Mark Miller filed a lawsuit against five City Council members earlier this year alleging they had violated Ohio's Open Meetings Act by discussing city business like the employment of former City Manager Harry Black in private via text.
In court Wednesday, Assistant Prosecutor Mark Piepmeyer said nothing in the lawsuit over the texts is criminal, but destruction of texts could potentially be charged as tampering with evidence.
Attorney Brian Shrive, who is representing Miller in the lawsuit, said last week that Councilman Wendell Young deliberately deleted messages.
Young and Councilman Greg Landsman testified before a grand jury Tuesday. Deputies said Monday they were serving subpoenas to the other members of the group, Tamaya Dennard, Chris Seelbach and P.G. Sittenfeld.
"I believe that it's absolutely politically driven," Landsman said Tuesday. "That doesn't mean that people didn't make mistakes. That doesn't mean that I didn't make a mistake. I said when it happened, it was a mistake."

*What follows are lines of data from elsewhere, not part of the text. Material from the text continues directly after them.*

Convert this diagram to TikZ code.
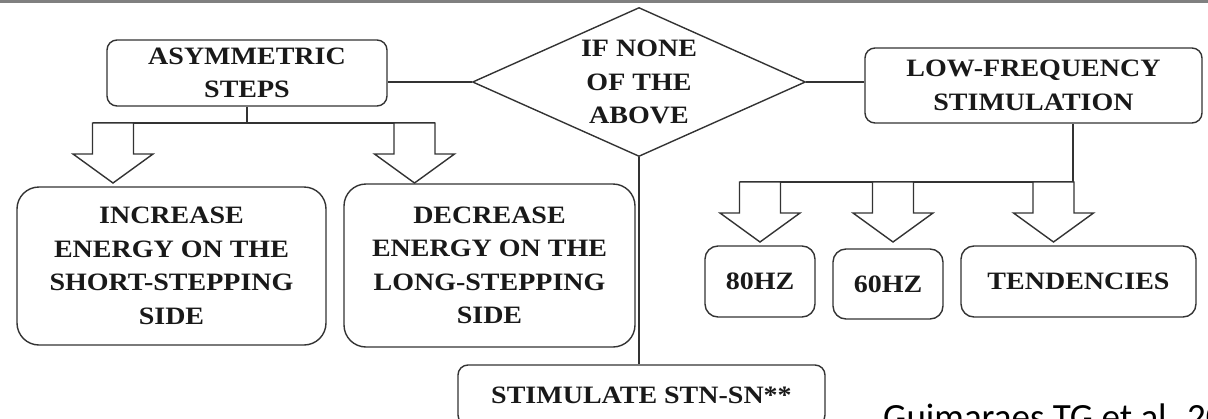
\documentclass[tikz,border=0pt]{standalone}
\usepackage{fontspec}
\setmainfont{Liberation Serif}[FakeStretch=1.12]
\newfontfamily\citefont{Carlito}
\usepackage{tikz}
\usetikzlibrary{positioning, shapes.geometric}

\begin{document}
\begin{tikzpicture}[x=1pt,y=-1pt]
	\tikzstyle{box}=[draw=black!80, line width=1.4pt, rounded corners=10pt, inner sep=0pt, align=center, text=black!90, font=\bfseries\fontsize{25}{33.5}\selectfont]
	\tikzstyle{link}=[draw=black!80, line width=1.4pt]
	\tikzset{hollow arrow/.pic={\draw[link, fill=white, line join=miter] (-20.5,0) -- (-20.5,31) -- (-40,31) -- (0,60) -- (40,31) -- (20.5,31) -- (20.5,0) -- cycle;}}
	\useasboundingbox (0,0) rectangle (1208,418);
	\clip (0,0) rectangle (1208,418);
	\draw[gray, line width=2.5pt] (0,1.5) -- (1208,1.5);
	% top row
	\node[box, minimum width=280pt, minimum height=66pt](asym) at (247,73){ASYMMETRIC\\STEPS};
	\node[box, diamond, sharp corners, aspect=2.23, minimum width=333pt, minimum height=149pt](none) at (639,82){IF NONE\\OF THE\\ABOVE};
	\node[box, minimum width=337pt, minimum height=75pt](lowfreq) at (1033.5,85.5){LOW-FREQUENCY\\STIMULATION};
	% left branch
	\node[box, rounded corners=22pt, minimum width=309pt, minimum height=158pt](incr) at (171.5,266){INCREASE\\ENERGY ON THE\\SHORT-STEPPING\\SIDE};
	\node[box, rounded corners=22pt, minimum width=291pt, minimum height=163pt](decr) at (489.5,265.5){DECREASE\\ENERGY ON THE\\LONG-STEPPING\\SIDE};
	% right branch
	\node[box, rounded corners=13pt, minimum width=110pt, minimum height=71pt](hz80) at (760,281.5){80HZ};
	\node[box, rounded corners=13pt, minimum width=110pt, minimum height=70pt](hz60) at (888,284){60HZ};
	\node[box, rounded corners=13pt, minimum width=235pt, minimum height=71pt](tend) at (1078.5,281.5){TENDENCIES};
	\node[box, minimum width=367pt, minimum height=60pt](stim) at (641.5,395){STIMULATE STN-SN**};
	\node[anchor=base west, inner sep=0pt, font=\citefont\fontsize{37}{40}\selectfont](cite) at (883,429){Guimaraes TG et al. 20};
	\path[link]
		(none.west) edge (none.west -| asym.east)
		(none.east) edge (none.east -| lowfreq.west)
		(none.south) edge (none.south |- stim.north);
	\coordinate (lbusL) at (92.5,123);
	\coordinate (lbusR) at (435,123);
	\path[link]
		(asym.south) edge (asym.south |- lbusL)
		(lbusL) edge (lbusR);
	\pic at (113,123) {hollow arrow};
	\pic at (414.5,123) {hollow arrow};
	\coordinate (rbusL) at (739.5,182);
	\coordinate (rbusR) at (1073,182);
	\path[link]
		(rbusR |- lowfreq.south) edge (rbusR)
		(rbusL) edge (rbusR);
	\pic at (760,182) {hollow arrow};
	\pic at (893,182) {hollow arrow};
	\pic at (1053.5,182) {hollow arrow};
\end{tikzpicture}
\end{document}
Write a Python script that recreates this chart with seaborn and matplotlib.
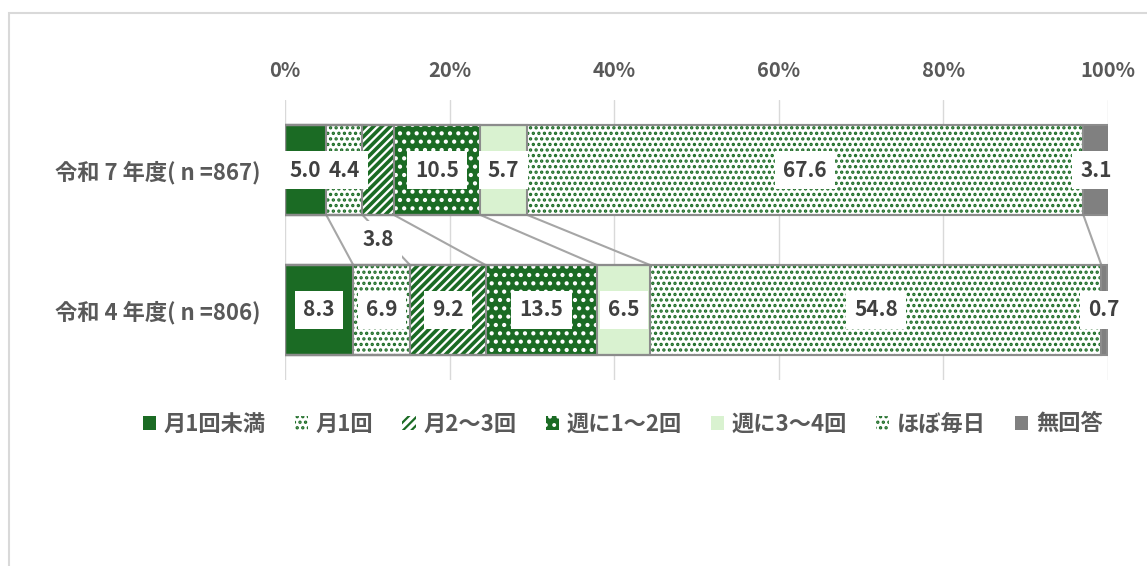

Judge Robert Ruehlman already ruled in Miller's favor last month, ordering all the texts be released by Nov. 2. However, the city has appealed that decision.
"The only impact that we're worried about is information that dealt with the potential tampering with evidence against Judge Ruehlman's order," Deters said Wednesday.
Nicholas will update the court and county on his progress Monday, but there is no strict deadline for him to finish his review.
About 80 pages of texts have already been released.